Sangat tidak tepat mengatakan Kota Banda Aceh belum pernah memiliki sistem sanitasi landfill untuk mengolah sampah. Melihat dokumen Detail Engineering Design (DED) TPA Kampung Jawa, Banda Aceh (Nomor K.U 08.09-CI/P3PLP03/371/94-95 tertanggal 12 September 1994) segala aspek sanitasi landfill yang dipaparkan di atas seluruhnya tercakup di dalam dokumen tersebut. Tempat pembuangan akhir sampah (istilah pada dokumen tersebut pada saat itu) di Kampung Jawa yang Sanitasi dijadikan salah satu kriteria pendukung mengapa Banda Aceh mendapat penghargaan Adipura pada saat itu. Jelas di sini tidak mungkin kalau sistem open dumping yang dipakai saat itu.

Membuka dokumen tersebut lebih lanjut terpapar bahwa lokasi yang dipakai hingga saat ini masih berada di dalam zona area-1 dari 3 zona rencana (jadi masih 30 persen dari target perencanaan). Seluruh area dilapisi dengan clay liner setinggi 60 cm untuk mendapatkan koefisien permeability lebih kecil dari pangkat minus 7 cm/detik, sedangkan untuk area dekat tambak bahkan digunakan liner setebal 120 cm. Terdapat lebih dari 20 pipa ventilasi, 5 bak pengontrol, serta 4 kolam pengolahan lindi. Dijelaskan selanjutnya bahwa tanah penutup harian sampah dipasok dari Mata Ie dan Ujong Bate. Mekanisme pengoperasian dan perawatan (pengelolaan) sangat jelas dipaparkan.

Sekarang jadi pertanyaan, mengapa TPA Kampung Jawa seolah gagal dalam pelaksanaannya (lihat kejadian tahun 2002 ketika terjadi kebocoran lindi yang mencemari tambak rakyat). Apakah salah prosedur atau ada masalah lainnya. Sebelum kita kesana mari kita tengok beberapa ilustrasi di bawah ini.

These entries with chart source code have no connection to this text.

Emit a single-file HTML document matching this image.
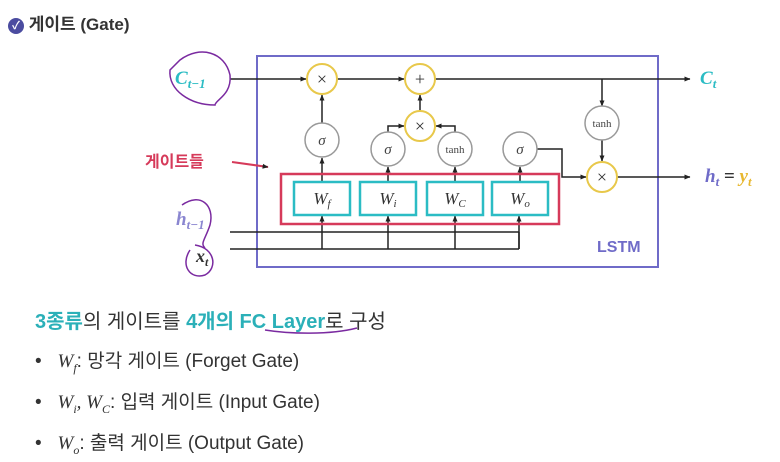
<!DOCTYPE html><html><head><meta charset="utf-8"><style>
body{margin:0;width:780px;height:462px;background:#fff;overflow:hidden;font-family:"Liberation Sans","Noto Sans CJK KR",sans-serif}
.t{position:absolute;white-space:nowrap}
</style></head><body>
<div class="t" style="left:8px;top:10px;font-size:17px;font-weight:bold;color:#333"><span style="display:inline-block;width:16px;height:16px;border-radius:50%;background:#4b4ca0;color:#fff;font-size:11px;text-align:center;line-height:16px;vertical-align:1px">✓</span> 게이트 (Gate)</div>
<svg width="780" height="462" style="position:absolute;left:0;top:0" font-family="Liberation Serif,serif">
<defs><marker id="a" markerWidth="6" markerHeight="6" refX="5.5" refY="3" orient="auto" markerUnits="userSpaceOnUse"><path d="M0,0.5L6,3L0,5.5z" fill="#222"/></marker></defs>
<rect x="257" y="56" width="401" height="211" fill="none" stroke="#6f6bc8" stroke-width="2"/>
<g stroke="#222" stroke-width="1.5" fill="none">
<line x1="230" y1="79" x2="306" y2="79" marker-end="url(#a)"/>
<line x1="337" y1="79" x2="404" y2="79" marker-end="url(#a)"/>
<line x1="435" y1="79" x2="690" y2="79" marker-end="url(#a)"/>
<line x1="322" y1="123" x2="322" y2="95" marker-end="url(#a)"/>
<line x1="420" y1="111" x2="420" y2="95" marker-end="url(#a)"/>
<polyline points="388,132 388,126 404,126" marker-end="url(#a)"/>
<polyline points="455,132 455,126 436,126" marker-end="url(#a)"/>
<line x1="322" y1="182" x2="322" y2="158" marker-end="url(#a)"/>
<line x1="388" y1="182" x2="388" y2="167" marker-end="url(#a)"/>
<line x1="455" y1="182" x2="455" y2="167" marker-end="url(#a)"/>
<line x1="520" y1="182" x2="520" y2="167" marker-end="url(#a)"/>
<polyline points="537,149 562,149 562,177 586,177" marker-end="url(#a)"/>
<line x1="602" y1="79" x2="602" y2="106" marker-end="url(#a)"/>
<line x1="602" y1="140" x2="602" y2="161" marker-end="url(#a)"/>
<line x1="617" y1="177" x2="690" y2="177" marker-end="url(#a)"/>
<line x1="230" y1="232" x2="519" y2="232"/>
<line x1="230" y1="249" x2="519" y2="249"/>
<line x1="519" y1="232" x2="519" y2="249"/>
<line x1="322" y1="249" x2="322" y2="216" marker-end="url(#a)"/>
<line x1="388" y1="249" x2="388" y2="216" marker-end="url(#a)"/>
<line x1="455" y1="249" x2="455" y2="216" marker-end="url(#a)"/>
<line x1="519" y1="249" x2="519" y2="216" marker-end="url(#a)"/>
</g>
<g fill="#fff" stroke="#e8c84a" stroke-width="2">
<circle cx="322" cy="79" r="15"/><circle cx="420" cy="79" r="15"/><circle cx="420" cy="126" r="15"/><circle cx="602" cy="177" r="15"/></g>
<g fill="#fff" stroke="#999" stroke-width="1.5">
<circle cx="322" cy="140" r="17"/><circle cx="388" cy="149" r="17"/><circle cx="455" cy="149" r="17"/><circle cx="520" cy="149" r="17"/><circle cx="602" cy="123" r="17"/></g>
<g font-size="18" text-anchor="middle" fill="#333"><text x="322" y="85">×</text><text x="420" y="85">+</text><text x="420" y="132">×</text><text x="602" y="183">×</text></g>
<g font-size="15" font-style="italic" text-anchor="middle" fill="#444"><text x="322" y="145">σ</text><text x="388" y="154">σ</text><text x="520" y="154">σ</text></g>
<g font-size="11" text-anchor="middle" fill="#444"><text x="455" y="153">tanh</text><text x="602" y="127">tanh</text></g>
<rect x="281" y="174" width="278" height="50" fill="none" stroke="#d63a5a" stroke-width="2.5"/>
<g fill="#fff" stroke="#2bbcc4" stroke-width="2.5">
<rect x="294" y="182" width="56" height="33"/><rect x="360" y="182" width="56" height="33"/><rect x="427" y="182" width="56" height="33"/><rect x="492" y="182" width="56" height="33"/></g>
<g font-size="17" font-style="italic" text-anchor="middle" fill="#333">
<text x="322" y="204">W<tspan font-size="11" dy="3">f</tspan></text>
<text x="388" y="204">W<tspan font-size="11" dy="3">i</tspan></text>
<text x="455" y="204">W<tspan font-size="11" dy="3">C</tspan></text>
<text x="520" y="204">W<tspan font-size="11" dy="3">o</tspan></text></g>
<text x="175" y="84" font-size="19" font-style="italic" font-weight="bold" fill="#2bbcc4">C<tspan font-size="13" dy="4">t−1</tspan></text>
<text x="176" y="225" font-size="19" font-style="italic" font-weight="bold" fill="#8a86d0">h<tspan font-size="13" dy="4">t−1</tspan></text>
<text x="196" y="262" font-size="18" font-style="italic" font-weight="bold" fill="#333">x<tspan font-size="12" dy="4">t</tspan></text>
<text x="700" y="84" font-size="19" font-style="italic" font-weight="bold" fill="#2bbcc4">C<tspan font-size="13" dy="4">t</tspan></text>
<text x="705" y="182" font-size="19" font-style="italic" font-weight="bold" fill="#6f6bc8">h<tspan font-size="13" dy="4">t</tspan><tspan dy="-4" font-style="normal" fill="#333"> = </tspan><tspan fill="#e8b830">y</tspan><tspan font-size="13" dy="4" fill="#e8b830">t</tspan></text>
<text x="597" y="252" font-size="16" font-family="Liberation Sans,sans-serif" font-weight="bold" fill="#6f6bc8">LSTM</text>
<line x1="232" y1="162" x2="268" y2="167" stroke="#d63a5a" stroke-width="2" marker-end="url(#a)"/>
<g fill="none" stroke="#7a2aa0" stroke-width="1.5">
<path d="M180,60 C200,45 225,52 230,75 C232,95 215,100 215,105 C190,105 168,90 170,70z"/>
<path d="M182,205 C200,192 215,205 210,225 C205,240 200,243 205,248"/>
<path d="M190,250 C180,265 190,280 205,275 C218,268 215,248 195,245"/>
<path d="M265,330 C290,334 330,335 357,328"/></g>
</svg>
<div class="t" style="left:145px;top:148px;font-size:16px;font-weight:bold;color:#d63a5a">게이트들</div>
<div class="t" style="left:35px;top:305px;font-size:20px;color:#333"><b style="color:#2bb0b8">3종류</b>의 게이트를 <b style="color:#2bb0b8">4개의 FC Layer</b>로 구성</div>
<div class="t" style="left:35px;top:346px;font-size:19px;color:#333">•&nbsp;&nbsp;&nbsp;<i style="font-family:'Liberation Serif',serif">W<sub style="font-size:12px">f</sub></i>: 망각 게이트 (Forget Gate)</div>
<div class="t" style="left:35px;top:387px;font-size:19px;color:#333">•&nbsp;&nbsp;&nbsp;<i style="font-family:'Liberation Serif',serif">W<sub style="font-size:12px">i</sub>, W<sub style="font-size:12px">C</sub></i>: 입력 게이트 (Input Gate)</div>
<div class="t" style="left:35px;top:428px;font-size:19px;color:#333">•&nbsp;&nbsp;&nbsp;<i style="font-family:'Liberation Serif',serif">W<sub style="font-size:12px">o</sub></i>: 출력 게이트 (Output Gate)</div>
</body></html>
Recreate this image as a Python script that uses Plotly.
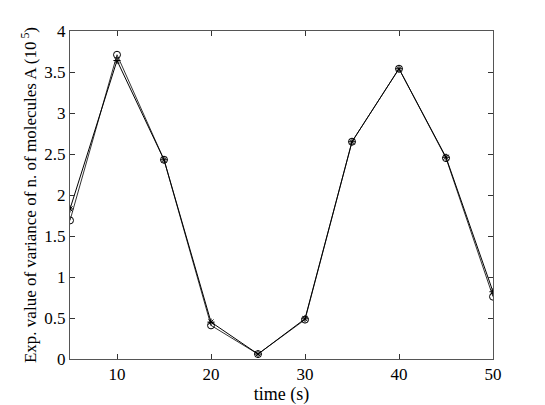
import plotly.graph_objects as go

time_s = [5, 10, 15, 20, 25, 30, 35, 40, 45, 50]
var_circle = [1.69, 3.71, 2.43, 0.41, 0.06, 0.48, 2.65, 3.54, 2.45, 0.76]
var_star = [1.83, 3.64, 2.43, 0.45, 0.06, 0.49, 2.65, 3.54, 2.46, 0.82]
x_ticks = [10, 20, 30, 40, 50]
y_ticks = [0, 0.5, 1, 1.5, 2, 2.5, 3, 3.5, 4]

fig = go.Figure()
fig.add_trace(go.Scatter(x=time_s, y=var_circle, mode="lines+markers",
                         line=dict(color="#333333", width=1),
                         marker=dict(symbol="circle-open", size=7, color="black", line=dict(width=1))))
fig.add_trace(go.Scatter(x=time_s, y=var_star, mode="lines+markers",
                         line=dict(color="black", width=1),
                         marker=dict(symbol="asterisk-open", size=6, color="black", line=dict(width=1))))

fam = "Liberation Serif, Times New Roman, serif"
tick_font = dict(family=fam, size=17, color="black")
xtitle_font = dict(family=fam, size=18, color="black")
ytitle_font = dict(family=fam, size=17, color="black")
axis_common = dict(showgrid=False, zeroline=False, showline=True, linecolor="#555555", linewidth=1,
                   mirror="ticks", ticks="inside", ticklen=5, tickcolor="#333333",
                   tickfont=tick_font, automargin=False)

fig.update_layout(
    width=545, height=405,
    margin=dict(l=62, r=60, t=23, b=54),
    paper_bgcolor="white", plot_bgcolor="white",
    showlegend=False,
    font=tick_font,
    xaxis=dict(range=[5, 50], tickvals=x_ticks, ticktext=[str(v) for v in x_ticks],
               title=dict(text="time (s)", font=xtitle_font, standoff=0), **axis_common),
    yaxis=dict(range=[0, 4], tickvals=y_ticks, ticktext=[f"{v:g}" for v in y_ticks],
               title=dict(text="Exp. value of variance of n. of molecules A (10<sup> 5</sup>)",
                          font=ytitle_font, standoff=3),
               **axis_common),
)

fig.write_html("out.html")
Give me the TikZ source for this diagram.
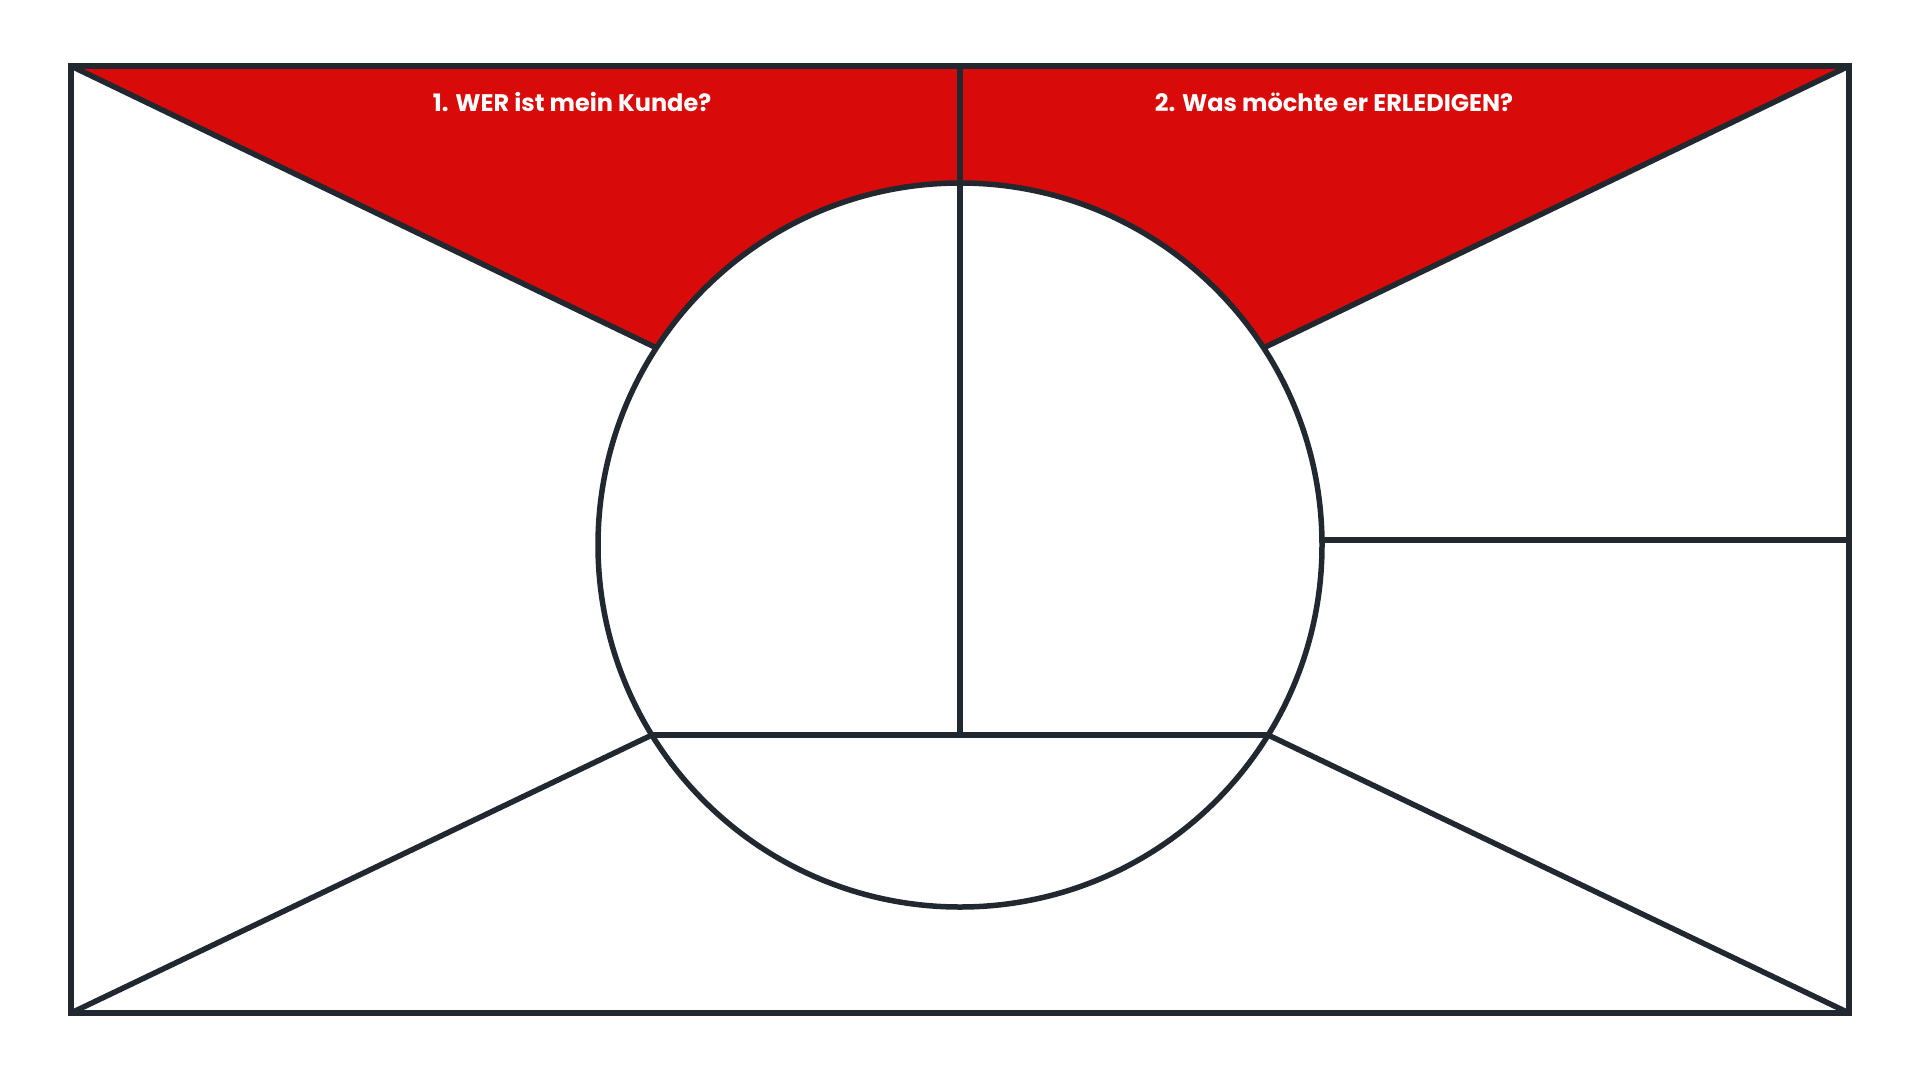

Kembali ke TPA Kampung Jawa, saya secara pribadi mengetahui betapa komitmen pimpinan dan staf DKP Banda Aceh sebelum tsunami perlu acung seluruh jari, tidak hanya jempol. Daya juang pekerja kebersihan sangat tinggi walaupun dengan fasilitas minimal. Tapi mengapa skenario DED tak dapat dijalankan? Menurut analisis saya, pada saat itu biaya tanah penutup harian (yang harus diambil dari Mata Ie atau Ujong Bate) tidak dapat dipenuhi oleh Pemda karena memang prioritas pengelolaan sampah berada pada rangking ke sekian. Selanjutnya mekanisme pungutan retribusi yang tidak jelas antara DKP dan Dinas Pendapatan Daerah (Perda No. 3 Tahun 1990) yang menyebabkan kurang efisiennya pemanfaatan retribusi yang langsung dapat dipakai untuk pengelolaan sampah. Akibatnya sampah hanya ditumpuk dan TPA Kampung Jawa akhirnya menjadi open dumping. Monitoring gas dan lindi tidak dapat dilakukan secara periodik, karena di samping fasilitas laboratorium dan biaya analisis sama sekali tidak ada, ditambah lagi banyak pipa pengumpul lindi dan saluran penangkap gas yang rusak. Sampai akhirnya dihantam tsunami 2004, TPA Kampung Jawa apa yang kita lihat sekarang ini.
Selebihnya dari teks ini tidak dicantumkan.